Problem to work on:
Omit all pictures, then retype the data exactly as given.

+ + + +

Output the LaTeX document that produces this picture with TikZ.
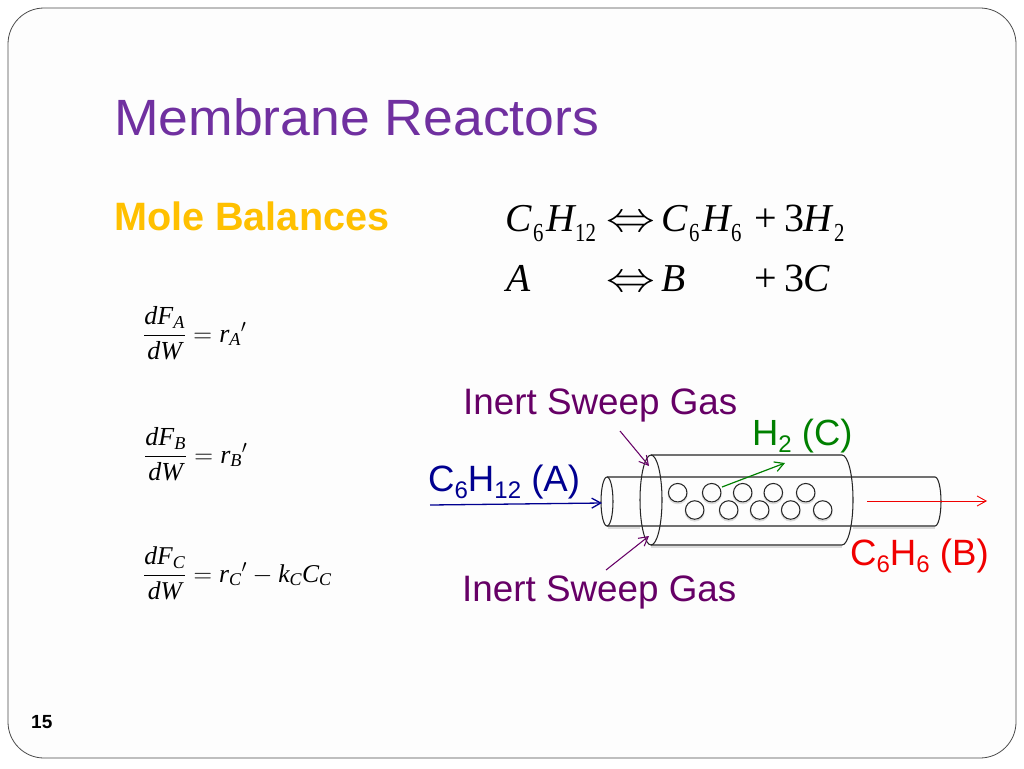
\documentclass[tikz,border=0pt]{standalone}
\usepackage{fix-cm}
\usepackage{amsmath}
\usepackage{fontspec}
\setmainfont{Liberation Sans}
\newfontfamily\timesf{Liberation Serif}
\usetikzlibrary{arrows.meta}
\definecolor{titlec}{HTML}{7030A0}
\definecolor{molec}{HTML}{FFC000}
\definecolor{sweep}{HTML}{660066}
\definecolor{bluec}{HTML}{000090}
\definecolor{greenc}{HTML}{008000}
\definecolor{redc}{HTML}{F00000}
\definecolor{slidebg}{HTML}{FDFDFD}
\newcommand{\fs}[1]{\fontsize{#1}{#1}\selectfont}
\newcommand{\tm}[1]{{\timesf\itshape\fs{39.5}#1}}
\newcommand{\tn}[1]{{\timesf\fs{40}#1}}
\newcommand{\tsb}[1]{\scalebox{0.8}[1]{\timesf\fs{26}#1}}
\newcommand{\mi}[1]{\text{\timesf\itshape #1}}
\newcommand{\dbl}{\scalebox{1.22}[1.05]{\fs{40}$\Leftrightarrow$}}
\newcommand{\lsub}[1]{\raisebox{-0.2em}{\fs{24}#1}}
\tikzset{
  lab/.style={inner sep=0pt,anchor=base west},
  tube/.style={draw=black!85,line width=1.05pt},
  tubeshade/.style={draw=black!14,line width=1.6pt},
  pellet/.style={draw=black!85,line width=1.05pt,fill=slidebg,circle,minimum size=18.5pt,inner sep=0pt},
  pshade/.style={draw=black!14,line width=1.6pt,circle,minimum size=18.5pt,inner sep=0pt},
  flow/.style={-{Straight Barb[length=9pt,width=10pt]},line width=1.05pt}
}
\begin{document}
\begin{tikzpicture}[x=1pt,y=-1pt]
\useasboundingbox (0,0) rectangle (1024,768);
\fill[white] (0,0) rectangle (1024,768);
\draw[fill=slidebg,draw=black!70,line width=0.8pt,rounded corners=36pt] (8,8) rectangle (1016,758);
\node[lab,text=titlec] (title) at (114,135) {\scalebox{1.05}[1]{\fs{51}Membrane Reactors}};
\node[lab,text=molec] (mole) at (114,230) {\fs{39.6}\bfseries Mole Balances};
% chemical equations
\node[lab] (c1a) at (505,231) {\tm{C}};
\node[lab] (c1b) at (533,241) {\tsb{6}};
\node[lab] (c1c) at (546,231) {\tm{H}};
\node[lab] (c1d) at (575,241) {\tsb{12}};
\node[lab] (arr1) at (606,231) {\dbl};
\node[lab] (c2a) at (661,231) {\tm{C}};
\node[lab] (c2b) at (689,241) {\tsb{6}};
\node[lab] (c2c) at (702,231) {\tm{H}};
\node[lab] (c2d) at (731,241) {\tsb{6}};
\node[lab] (c3a) at (754,231) {\tn{+}};
\node[lab] (c3b) at (784,231) {\tn{3}};
\node[lab] (c3c) at (803,231) {\tm{H}};
\node[lab] (c3d) at (834,241) {\tsb{2}};
\node[lab] (a) at (506,291) {\tm{A}};
\node[lab] (arr2) at (606,291) {\dbl};
\node[lab] (b) at (661,291) {\tm{B}};
\node[lab] (pl) at (754,291) {\tn{+}};
\node[lab] (three) at (784,291) {\tn{3}};
\node[lab] (c) at (803,291) {\tm{C}};
% balances
\node[lab] (e1) at (143,342) {\fs{26}$\dfrac{\mi{dF}_{\mi{A}}}{\mi{dW}}=\mi{r}_{\mi{A}}{}'$};
\node[lab] (e2) at (144,463) {\fs{26}$\dfrac{\mi{dF}_{\mi{B}}}{\mi{dW}}=\mi{r}_{\mi{B}}{}'$};
\node[lab] (e3) at (143,582) {\fs{25.6}$\dfrac{\mi{dF}_{\mi{C}}}{\mi{dW}}=\mi{r}_{\mi{C}}{}'-\mi{k}_{\mi{C}}\mi{C}_{\mi{C}}$};
% shades
\draw[tubeshade] (651,547) -- (842,547);
\draw[tubeshade] (608,528) -- (640,528) (853,528) -- (935,528);
% inner tube
\draw[tube] (607,477) -- (935,477) arc[start angle=-90,end angle=90,x radius=6,y radius=24.5] -- (607,526);
\draw[tube,fill=slidebg] (607,501.5) ellipse[x radius=6,y radius=24.5];
% outer tube
\draw[tube] (651,455) -- (842,455) arc[start angle=-90,end angle=90,x radius=11,y radius=45] -- (651,545);
\draw[tube] (651,500) ellipse[x radius=11,y radius=45];
% pellets
\foreach \n/\x/\y in {p1/677.7/492.7,p2/711.7/492.7,p3/742.7/492.7,p4/773.3/492.7,p5/805.7/492.7,
  q1/694.7/510,q2/728.7/510,q3/759.7/510,q4/790.7/510,q5/822.7/510}{
  \node[pshade] (\n s) at (\x,\y+1.5) {};
  \node[pellet] (\n) at (\x,\y) {};}
% labels
\node[lab,text=sweep] (s1) at (463,414) {\fs{36.8}Inert Sweep Gas};
\node[lab,text=sweep] (s2) at (462,601) {\fs{36.8}Inert Sweep Gas};
\node[lab,text=greenc] (h2) at (752,445) {\fs{36.4}H\lsub{2} (C)};
\node[lab,text=bluec] (ch) at (428,491) {\fs{36.6}C\lsub{6}H\lsub{12} (A)};
\node[lab,text=redc] (bz) at (850,565) {\fs{36.6}C\lsub{6}H\lsub{6} (B)};
% connectors
\coordinate (s1a) at (620,431); \coordinate (s1b) at (649,466);
\coordinate (s2a) at (606,570); \coordinate (s2b) at (649,536);
\coordinate (ba) at (430,505); \coordinate (bb) at (602,503);
\coordinate (ra) at (867,501); \coordinate (rb) at (987,501);
\coordinate (ga) at (722,487); \coordinate (gb) at (785,463);
\draw[flow,sweep] (s1a) -- (s1b);
\draw[flow,sweep] (s2a) -- (s2b);
\draw[flow,bluec,line width=1.3pt] (ba) -- (bb);
\draw[flow,redc,line width=0.9pt] (ra) -- (rb);
\draw[flow,greenc,line width=1.2pt] (ga) -- (gb);
\node[lab] (num) at (31,728) {\fs{19}\bfseries 15};
\end{tikzpicture}
\end{document}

+ + + +

Expected answer:
Output the LaTeX document that produces this picture with TikZ.
\documentclass[tikz,border=0pt]{standalone}
\usepackage{fix-cm}
\usepackage{amsmath}
\usepackage{fontspec}
\setmainfont{Liberation Sans}
\newfontfamily\timesf{Liberation Serif}
\usetikzlibrary{arrows.meta}
\definecolor{titlec}{HTML}{7030A0}
\definecolor{molec}{HTML}{FFC000}
\definecolor{sweep}{HTML}{660066}
\definecolor{bluec}{HTML}{000090}
\definecolor{greenc}{HTML}{008000}
\definecolor{redc}{HTML}{F00000}
\definecolor{slidebg}{HTML}{FDFDFD}
\newcommand{\fs}[1]{\fontsize{#1}{#1}\selectfont}
\newcommand{\tm}[1]{{\timesf\itshape\fs{39.5}#1}}
\newcommand{\tn}[1]{{\timesf\fs{40}#1}}
\newcommand{\tsb}[1]{\scalebox{0.8}[1]{\timesf\fs{26}#1}}
\newcommand{\mi}[1]{\text{\timesf\itshape #1}}
\newcommand{\dbl}{\scalebox{1.22}[1.05]{\fs{40}$\Leftrightarrow$}}
\newcommand{\lsub}[1]{\raisebox{-0.2em}{\fs{24}#1}}
\tikzset{
  lab/.style={inner sep=0pt,anchor=base west},
  tube/.style={draw=black!85,line width=1.05pt},
  tubeshade/.style={draw=black!14,line width=1.6pt},
  pellet/.style={draw=black!85,line width=1.05pt,fill=slidebg,circle,minimum size=18.5pt,inner sep=0pt},
  pshade/.style={draw=black!14,line width=1.6pt,circle,minimum size=18.5pt,inner sep=0pt},
  flow/.style={-{Straight Barb[length=9pt,width=10pt]},line width=1.05pt}
}
\begin{document}
\begin{tikzpicture}[x=1pt,y=-1pt]
\useasboundingbox (0,0) rectangle (1024,768);
\fill[white] (0,0) rectangle (1024,768);
\draw[fill=slidebg,draw=black!70,line width=0.8pt,rounded corners=36pt] (8,8) rectangle (1016,758);
\node[lab,text=titlec] (title) at (114,135) {\scalebox{1.05}[1]{\fs{51}Membrane Reactors}};
\node[lab,text=molec] (mole) at (114,230) {\fs{39.6}\bfseries Mole Balances};
% chemical equations
\node[lab] (c1a) at (505,231) {\tm{C}};
\node[lab] (c1b) at (533,241) {\tsb{6}};
\node[lab] (c1c) at (546,231) {\tm{H}};
\node[lab] (c1d) at (575,241) {\tsb{12}};
\node[lab] (arr1) at (606,231) {\dbl};
\node[lab] (c2a) at (661,231) {\tm{C}};
\node[lab] (c2b) at (689,241) {\tsb{6}};
\node[lab] (c2c) at (702,231) {\tm{H}};
\node[lab] (c2d) at (731,241) {\tsb{6}};
\node[lab] (c3a) at (754,231) {\tn{+}};
\node[lab] (c3b) at (784,231) {\tn{3}};
\node[lab] (c3c) at (803,231) {\tm{H}};
\node[lab] (c3d) at (834,241) {\tsb{2}};
\node[lab] (a) at (506,291) {\tm{A}};
\node[lab] (arr2) at (606,291) {\dbl};
\node[lab] (b) at (661,291) {\tm{B}};
\node[lab] (pl) at (754,291) {\tn{+}};
\node[lab] (three) at (784,291) {\tn{3}};
\node[lab] (c) at (803,291) {\tm{C}};
% balances
\node[lab] (e1) at (143,342) {\fs{26}$\dfrac{\mi{dF}_{\mi{A}}}{\mi{dW}}=\mi{r}_{\mi{A}}{}'$};
\node[lab] (e2) at (144,463) {\fs{26}$\dfrac{\mi{dF}_{\mi{B}}}{\mi{dW}}=\mi{r}_{\mi{B}}{}'$};
\node[lab] (e3) at (143,582) {\fs{25.6}$\dfrac{\mi{dF}_{\mi{C}}}{\mi{dW}}=\mi{r}_{\mi{C}}{}'-\mi{k}_{\mi{C}}\mi{C}_{\mi{C}}$};
% shades
\draw[tubeshade] (651,547) -- (842,547);
\draw[tubeshade] (608,528) -- (640,528) (853,528) -- (935,528);
% inner tube
\draw[tube] (607,477) -- (935,477) arc[start angle=-90,end angle=90,x radius=6,y radius=24.5] -- (607,526);
\draw[tube,fill=slidebg] (607,501.5) ellipse[x radius=6,y radius=24.5];
% outer tube
\draw[tube] (651,455) -- (842,455) arc[start angle=-90,end angle=90,x radius=11,y radius=45] -- (651,545);
\draw[tube] (651,500) ellipse[x radius=11,y radius=45];
% pellets
\foreach \n/\x/\y in {p1/677.7/492.7,p2/711.7/492.7,p3/742.7/492.7,p4/773.3/492.7,p5/805.7/492.7,
  q1/694.7/510,q2/728.7/510,q3/759.7/510,q4/790.7/510,q5/822.7/510}{
  \node[pshade] (\n s) at (\x,\y+1.5) {};
  \node[pellet] (\n) at (\x,\y) {};}
% labels
\node[lab,text=sweep] (s1) at (463,414) {\fs{36.8}Inert Sweep Gas};
\node[lab,text=sweep] (s2) at (462,601) {\fs{36.8}Inert Sweep Gas};
\node[lab,text=greenc] (h2) at (752,445) {\fs{36.4}H\lsub{2} (C)};
\node[lab,text=bluec] (ch) at (428,491) {\fs{36.6}C\lsub{6}H\lsub{12} (A)};
\node[lab,text=redc] (bz) at (850,565) {\fs{36.6}C\lsub{6}H\lsub{6} (B)};
% connectors
\coordinate (s1a) at (620,431); \coordinate (s1b) at (649,466);
\coordinate (s2a) at (606,570); \coordinate (s2b) at (649,536);
\coordinate (ba) at (430,505); \coordinate (bb) at (602,503);
\coordinate (ra) at (867,501); \coordinate (rb) at (987,501);
\coordinate (ga) at (722,487); \coordinate (gb) at (785,463);
\draw[flow,sweep] (s1a) -- (s1b);
\draw[flow,sweep] (s2a) -- (s2b);
\draw[flow,bluec,line width=1.3pt] (ba) -- (bb);
\draw[flow,redc,line width=0.9pt] (ra) -- (rb);
\draw[flow,greenc,line width=1.2pt] (ga) -- (gb);
\node[lab] (num) at (31,728) {\fs{19}\bfseries 15};
\end{tikzpicture}
\end{document}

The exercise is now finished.